§ **Source data**
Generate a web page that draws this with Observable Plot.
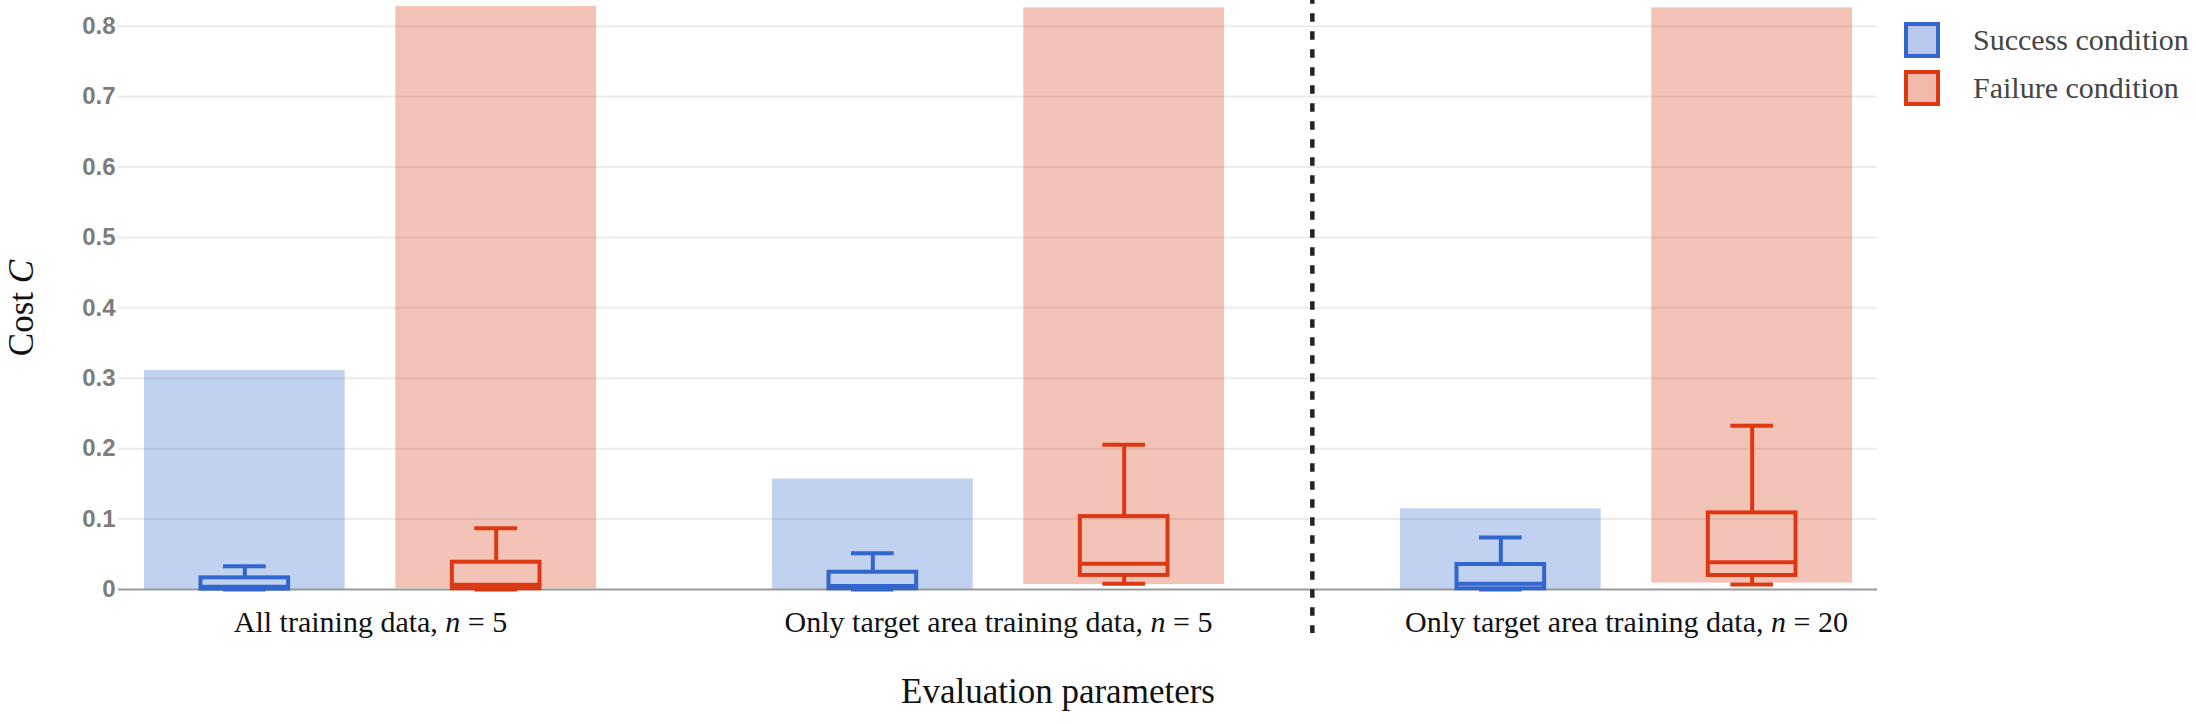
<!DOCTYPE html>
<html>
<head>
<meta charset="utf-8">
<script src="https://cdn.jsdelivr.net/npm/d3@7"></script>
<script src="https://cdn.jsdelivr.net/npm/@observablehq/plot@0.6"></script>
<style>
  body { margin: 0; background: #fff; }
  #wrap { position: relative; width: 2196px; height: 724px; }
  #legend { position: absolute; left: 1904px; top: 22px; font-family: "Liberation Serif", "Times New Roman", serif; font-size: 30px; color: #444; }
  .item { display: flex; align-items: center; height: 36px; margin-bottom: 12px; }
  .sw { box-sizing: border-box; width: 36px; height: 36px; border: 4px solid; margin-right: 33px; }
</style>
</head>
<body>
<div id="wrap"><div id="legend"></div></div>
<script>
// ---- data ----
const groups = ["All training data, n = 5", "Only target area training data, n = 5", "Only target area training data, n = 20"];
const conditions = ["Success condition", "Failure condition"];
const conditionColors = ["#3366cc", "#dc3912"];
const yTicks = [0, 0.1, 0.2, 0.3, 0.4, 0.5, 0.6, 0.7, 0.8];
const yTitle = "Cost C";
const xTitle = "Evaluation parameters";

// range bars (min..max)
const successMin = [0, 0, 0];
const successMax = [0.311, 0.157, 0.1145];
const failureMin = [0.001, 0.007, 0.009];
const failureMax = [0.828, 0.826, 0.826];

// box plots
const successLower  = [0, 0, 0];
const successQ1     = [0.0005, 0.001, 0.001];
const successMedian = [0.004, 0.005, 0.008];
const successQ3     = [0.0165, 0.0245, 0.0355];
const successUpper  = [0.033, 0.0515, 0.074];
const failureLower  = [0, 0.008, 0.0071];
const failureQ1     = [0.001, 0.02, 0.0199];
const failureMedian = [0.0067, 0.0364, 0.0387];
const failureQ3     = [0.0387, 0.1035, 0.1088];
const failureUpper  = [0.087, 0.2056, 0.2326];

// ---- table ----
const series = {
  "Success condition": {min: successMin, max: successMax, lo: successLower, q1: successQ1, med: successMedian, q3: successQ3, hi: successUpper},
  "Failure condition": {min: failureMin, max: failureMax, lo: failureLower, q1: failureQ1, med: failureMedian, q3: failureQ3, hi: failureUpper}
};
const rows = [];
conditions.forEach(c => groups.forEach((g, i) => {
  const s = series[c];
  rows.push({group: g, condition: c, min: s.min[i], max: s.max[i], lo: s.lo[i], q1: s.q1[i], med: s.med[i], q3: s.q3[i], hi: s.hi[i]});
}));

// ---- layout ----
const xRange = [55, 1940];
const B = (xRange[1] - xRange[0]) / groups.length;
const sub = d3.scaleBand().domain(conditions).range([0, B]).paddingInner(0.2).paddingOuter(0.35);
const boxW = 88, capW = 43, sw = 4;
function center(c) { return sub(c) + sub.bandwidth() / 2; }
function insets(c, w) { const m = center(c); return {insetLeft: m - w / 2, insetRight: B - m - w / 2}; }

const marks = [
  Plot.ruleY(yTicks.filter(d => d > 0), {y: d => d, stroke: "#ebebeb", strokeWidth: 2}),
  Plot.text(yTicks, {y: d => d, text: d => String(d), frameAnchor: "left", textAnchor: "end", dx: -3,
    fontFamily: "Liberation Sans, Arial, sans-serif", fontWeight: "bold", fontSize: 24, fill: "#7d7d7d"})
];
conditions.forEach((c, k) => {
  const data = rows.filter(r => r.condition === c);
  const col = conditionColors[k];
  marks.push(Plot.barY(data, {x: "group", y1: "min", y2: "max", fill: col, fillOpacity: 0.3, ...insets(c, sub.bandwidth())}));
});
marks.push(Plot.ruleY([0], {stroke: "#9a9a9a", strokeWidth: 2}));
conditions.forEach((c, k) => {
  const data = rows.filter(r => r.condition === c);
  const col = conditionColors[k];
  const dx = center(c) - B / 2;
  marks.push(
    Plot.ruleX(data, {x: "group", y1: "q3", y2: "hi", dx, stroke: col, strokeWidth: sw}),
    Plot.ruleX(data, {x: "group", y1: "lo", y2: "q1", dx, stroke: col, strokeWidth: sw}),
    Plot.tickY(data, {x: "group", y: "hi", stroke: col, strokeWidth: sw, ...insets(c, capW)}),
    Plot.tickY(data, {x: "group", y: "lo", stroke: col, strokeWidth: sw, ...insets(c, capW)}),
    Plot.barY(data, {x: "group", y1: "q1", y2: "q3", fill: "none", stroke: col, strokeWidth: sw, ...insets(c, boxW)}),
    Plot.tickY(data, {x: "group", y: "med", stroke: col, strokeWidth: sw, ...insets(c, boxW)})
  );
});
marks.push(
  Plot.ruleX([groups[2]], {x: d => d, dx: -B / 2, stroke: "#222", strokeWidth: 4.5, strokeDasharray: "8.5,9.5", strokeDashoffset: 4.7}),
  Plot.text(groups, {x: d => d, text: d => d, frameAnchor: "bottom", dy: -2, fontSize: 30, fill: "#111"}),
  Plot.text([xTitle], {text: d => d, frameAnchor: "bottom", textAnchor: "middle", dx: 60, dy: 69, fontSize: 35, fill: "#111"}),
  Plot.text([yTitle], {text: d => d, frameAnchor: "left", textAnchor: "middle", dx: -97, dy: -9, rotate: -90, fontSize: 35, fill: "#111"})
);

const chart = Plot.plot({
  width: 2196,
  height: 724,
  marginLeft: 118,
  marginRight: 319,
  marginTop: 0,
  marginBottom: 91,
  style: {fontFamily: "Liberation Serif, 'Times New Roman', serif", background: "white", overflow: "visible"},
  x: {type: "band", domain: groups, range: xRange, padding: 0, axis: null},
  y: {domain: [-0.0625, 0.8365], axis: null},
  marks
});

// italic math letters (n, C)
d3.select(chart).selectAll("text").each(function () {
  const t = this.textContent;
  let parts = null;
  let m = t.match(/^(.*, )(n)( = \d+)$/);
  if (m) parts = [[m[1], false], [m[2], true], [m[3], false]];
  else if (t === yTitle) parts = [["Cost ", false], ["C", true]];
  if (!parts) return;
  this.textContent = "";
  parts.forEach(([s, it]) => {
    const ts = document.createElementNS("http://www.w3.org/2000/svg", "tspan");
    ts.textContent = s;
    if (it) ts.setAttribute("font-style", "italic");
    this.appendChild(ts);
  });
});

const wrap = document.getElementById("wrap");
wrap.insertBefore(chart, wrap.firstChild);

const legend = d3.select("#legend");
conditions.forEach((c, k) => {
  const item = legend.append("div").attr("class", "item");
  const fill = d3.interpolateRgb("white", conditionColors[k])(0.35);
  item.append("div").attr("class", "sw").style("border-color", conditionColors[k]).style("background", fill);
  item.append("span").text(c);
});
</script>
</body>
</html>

§ **Work to complete**
Quote every line word for word and keep the images out of the copy.

§ **Task answer**
Generate a web page that draws this with Observable Plot.
<!DOCTYPE html>
<html>
<head>
<meta charset="utf-8">
<script src="https://cdn.jsdelivr.net/npm/d3@7"></script>
<script src="https://cdn.jsdelivr.net/npm/@observablehq/plot@0.6"></script>
<style>
  body { margin: 0; background: #fff; }
  #wrap { position: relative; width: 2196px; height: 724px; }
  #legend { position: absolute; left: 1904px; top: 22px; font-family: "Liberation Serif", "Times New Roman", serif; font-size: 30px; color: #444; }
  .item { display: flex; align-items: center; height: 36px; margin-bottom: 12px; }
  .sw { box-sizing: border-box; width: 36px; height: 36px; border: 4px solid; margin-right: 33px; }
</style>
</head>
<body>
<div id="wrap"><div id="legend"></div></div>
<script>
// ---- data ----
const groups = ["All training data, n = 5", "Only target area training data, n = 5", "Only target area training data, n = 20"];
const conditions = ["Success condition", "Failure condition"];
const conditionColors = ["#3366cc", "#dc3912"];
const yTicks = [0, 0.1, 0.2, 0.3, 0.4, 0.5, 0.6, 0.7, 0.8];
const yTitle = "Cost C";
const xTitle = "Evaluation parameters";

// range bars (min..max)
const successMin = [0, 0, 0];
const successMax = [0.311, 0.157, 0.1145];
const failureMin = [0.001, 0.007, 0.009];
const failureMax = [0.828, 0.826, 0.826];

// box plots
const successLower  = [0, 0, 0];
const successQ1     = [0.0005, 0.001, 0.001];
const successMedian = [0.004, 0.005, 0.008];
const successQ3     = [0.0165, 0.0245, 0.0355];
const successUpper  = [0.033, 0.0515, 0.074];
const failureLower  = [0, 0.008, 0.0071];
const failureQ1     = [0.001, 0.02, 0.0199];
const failureMedian = [0.0067, 0.0364, 0.0387];
const failureQ3     = [0.0387, 0.1035, 0.1088];
const failureUpper  = [0.087, 0.2056, 0.2326];

// ---- table ----
const series = {
  "Success condition": {min: successMin, max: successMax, lo: successLower, q1: successQ1, med: successMedian, q3: successQ3, hi: successUpper},
  "Failure condition": {min: failureMin, max: failureMax, lo: failureLower, q1: failureQ1, med: failureMedian, q3: failureQ3, hi: failureUpper}
};
const rows = [];
conditions.forEach(c => groups.forEach((g, i) => {
  const s = series[c];
  rows.push({group: g, condition: c, min: s.min[i], max: s.max[i], lo: s.lo[i], q1: s.q1[i], med: s.med[i], q3: s.q3[i], hi: s.hi[i]});
}));

// ---- layout ----
const xRange = [55, 1940];
const B = (xRange[1] - xRange[0]) / groups.length;
const sub = d3.scaleBand().domain(conditions).range([0, B]).paddingInner(0.2).paddingOuter(0.35);
const boxW = 88, capW = 43, sw = 4;
function center(c) { return sub(c) + sub.bandwidth() / 2; }
function insets(c, w) { const m = center(c); return {insetLeft: m - w / 2, insetRight: B - m - w / 2}; }

const marks = [
  Plot.ruleY(yTicks.filter(d => d > 0), {y: d => d, stroke: "#ebebeb", strokeWidth: 2}),
  Plot.text(yTicks, {y: d => d, text: d => String(d), frameAnchor: "left", textAnchor: "end", dx: -3,
    fontFamily: "Liberation Sans, Arial, sans-serif", fontWeight: "bold", fontSize: 24, fill: "#7d7d7d"})
];
conditions.forEach((c, k) => {
  const data = rows.filter(r => r.condition === c);
  const col = conditionColors[k];
  marks.push(Plot.barY(data, {x: "group", y1: "min", y2: "max", fill: col, fillOpacity: 0.3, ...insets(c, sub.bandwidth())}));
});
marks.push(Plot.ruleY([0], {stroke: "#9a9a9a", strokeWidth: 2}));
conditions.forEach((c, k) => {
  const data = rows.filter(r => r.condition === c);
  const col = conditionColors[k];
  const dx = center(c) - B / 2;
  marks.push(
    Plot.ruleX(data, {x: "group", y1: "q3", y2: "hi", dx, stroke: col, strokeWidth: sw}),
    Plot.ruleX(data, {x: "group", y1: "lo", y2: "q1", dx, stroke: col, strokeWidth: sw}),
    Plot.tickY(data, {x: "group", y: "hi", stroke: col, strokeWidth: sw, ...insets(c, capW)}),
    Plot.tickY(data, {x: "group", y: "lo", stroke: col, strokeWidth: sw, ...insets(c, capW)}),
    Plot.barY(data, {x: "group", y1: "q1", y2: "q3", fill: "none", stroke: col, strokeWidth: sw, ...insets(c, boxW)}),
    Plot.tickY(data, {x: "group", y: "med", stroke: col, strokeWidth: sw, ...insets(c, boxW)})
  );
});
marks.push(
  Plot.ruleX([groups[2]], {x: d => d, dx: -B / 2, stroke: "#222", strokeWidth: 4.5, strokeDasharray: "8.5,9.5", strokeDashoffset: 4.7}),
  Plot.text(groups, {x: d => d, text: d => d, frameAnchor: "bottom", dy: -2, fontSize: 30, fill: "#111"}),
  Plot.text([xTitle], {text: d => d, frameAnchor: "bottom", textAnchor: "middle", dx: 60, dy: 69, fontSize: 35, fill: "#111"}),
  Plot.text([yTitle], {text: d => d, frameAnchor: "left", textAnchor: "middle", dx: -97, dy: -9, rotate: -90, fontSize: 35, fill: "#111"})
);

const chart = Plot.plot({
  width: 2196,
  height: 724,
  marginLeft: 118,
  marginRight: 319,
  marginTop: 0,
  marginBottom: 91,
  style: {fontFamily: "Liberation Serif, 'Times New Roman', serif", background: "white", overflow: "visible"},
  x: {type: "band", domain: groups, range: xRange, padding: 0, axis: null},
  y: {domain: [-0.0625, 0.8365], axis: null},
  marks
});

// italic math letters (n, C)
d3.select(chart).selectAll("text").each(function () {
  const t = this.textContent;
  let parts = null;
  let m = t.match(/^(.*, )(n)( = \d+)$/);
  if (m) parts = [[m[1], false], [m[2], true], [m[3], false]];
  else if (t === yTitle) parts = [["Cost ", false], ["C", true]];
  if (!parts) return;
  this.textContent = "";
  parts.forEach(([s, it]) => {
    const ts = document.createElementNS("http://www.w3.org/2000/svg", "tspan");
    ts.textContent = s;
    if (it) ts.setAttribute("font-style", "italic");
    this.appendChild(ts);
  });
});

const wrap = document.getElementById("wrap");
wrap.insertBefore(chart, wrap.firstChild);

const legend = d3.select("#legend");
conditions.forEach((c, k) => {
  const item = legend.append("div").attr("class", "item");
  const fill = d3.interpolateRgb("white", conditionColors[k])(0.35);
  item.append("div").attr("class", "sw").style("border-color", conditionColors[k]).style("background", fill);
  item.append("span").text(c);
});
</script>
</body>
</html>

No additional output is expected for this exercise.